How to Connect Google Workspace to Your Work OS
Google Workspace is identity, calendar, mail, and documents for millions of teams. Connecting it well means fewer logins, less copy-paste, and documents that stay where the work is.
For a team on Google Workspace, the platform is not one tool but four jobs braided together: identity through Google sign-in, scheduling through Calendar, communication through Gmail, and files through Drive. A work OS that connects to Workspace can lean on each of those rather than reinventing them, which is usually the right trade.
The honest framing is that most Workspace integrations are about reference and identity, not deep two-way sync. You want to sign in with Google, attach a Drive document to a record, see the calendar next to the work, and turn an email into a task. Each of these removes a specific, repeated friction.
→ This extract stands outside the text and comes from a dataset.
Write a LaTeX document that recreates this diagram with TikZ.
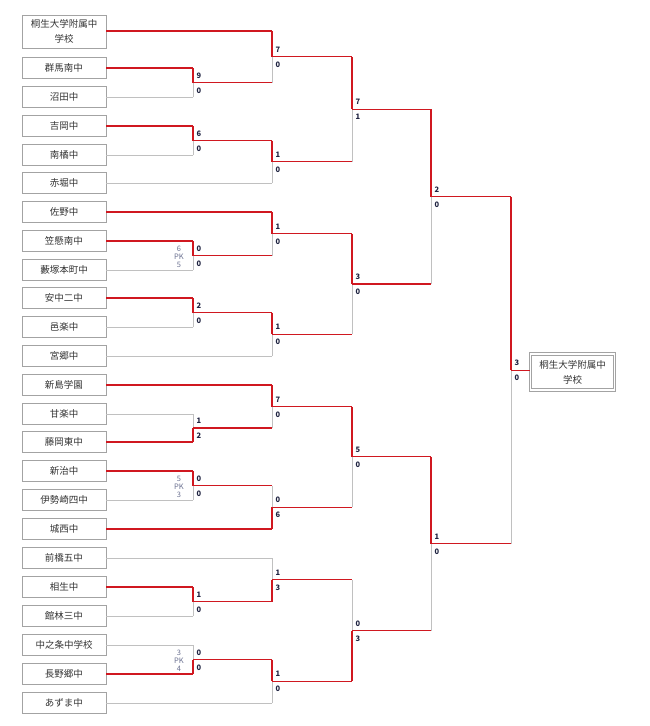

Single sign-on with Google
The highest-value connection is identity. Letting people sign in with their Google Workspace account removes a password, centralizes access control, and means that when someone leaves and their Google account is disabled, their access to the work OS goes with it. For admins, that lifecycle link is worth more than any convenience feature.
Configure Google as an identity provider, restrict sign-in to your verified domain, and decide whether new sign-ins auto-provision an account or require an invite. Domain restriction is the guardrail that stops a personal Gmail account from wandering in.
Calendar and Drive
Calendar connection lets your work OS show scheduled events alongside tasks and deadlines, so a person sees their real day in one place rather than reconciling two calendars in their head. Depending on the connection, this can be read-only visibility or two-way sync where work items with due times appear on the calendar.
Drive connection is mostly about linking, not copying. Attaching a Drive file to a record keeps a single source of the document in Drive while making it reachable from the work it belongs to. That avoids the classic problem of a stale duplicate uploaded into a second tool that quietly diverges from the real version.
Email capture
Turning an email into tracked work is one of the most useful Workspace connections. A forwarded or captured email can become a task or a client record with the message preserved, so a request that arrived in an inbox does not depend on one person remembering to act on it.
Be deliberate about which mailbox feeds this. A shared support or sales address is a natural source; an individual's personal mailbox usually is not, both for privacy and for signal. Capture from the addresses where actionable requests actually arrive.
What to connect first
If you do one thing, do single sign-on, because it pays off in security and lifecycle, not just convenience. Add calendar visibility next, since seeing real commitments next to planned work changes how people plan their day. Treat Drive linking and email capture as targeted additions for the teams that feel those specific frictions.
Resist the urge to sync everything. The value of a Workspace connection is in a few high-leverage links, identity, calendar, referenced documents, not in mirroring Google's data into a second store where it can drift.
Permissions and admin control
Google Workspace connections authenticate through Google and request specific OAuth scopes for whatever they touch, identity, calendar, Drive, Gmail. Grant only the scopes each connection actually uses. A sign-in connection needs only enough to verify identity; it does not need to read every file in Drive. Least privilege keeps a connection both safer and easier for a cautious administrator to approve.
As a Workspace admin, you have real control over which third-party applications can access your domain's data, and you should use it. Review the scopes an integration requests before approving it for the organization, restrict access to trusted applications, and revisit those grants periodically. An over-scoped connection is a standing risk, and Workspace gives you the tools to keep that risk small.
If a native connection does not cover a specific need, the underlying Google APIs combined with your work OS REST API and webhooks can bridge the gap, and Apps Script or a middleware platform can serve as the glue. Whatever the mechanism, hold to the same principle: connect a few high-leverage jobs cleanly rather than mirroring Google's data wholesale into a second system.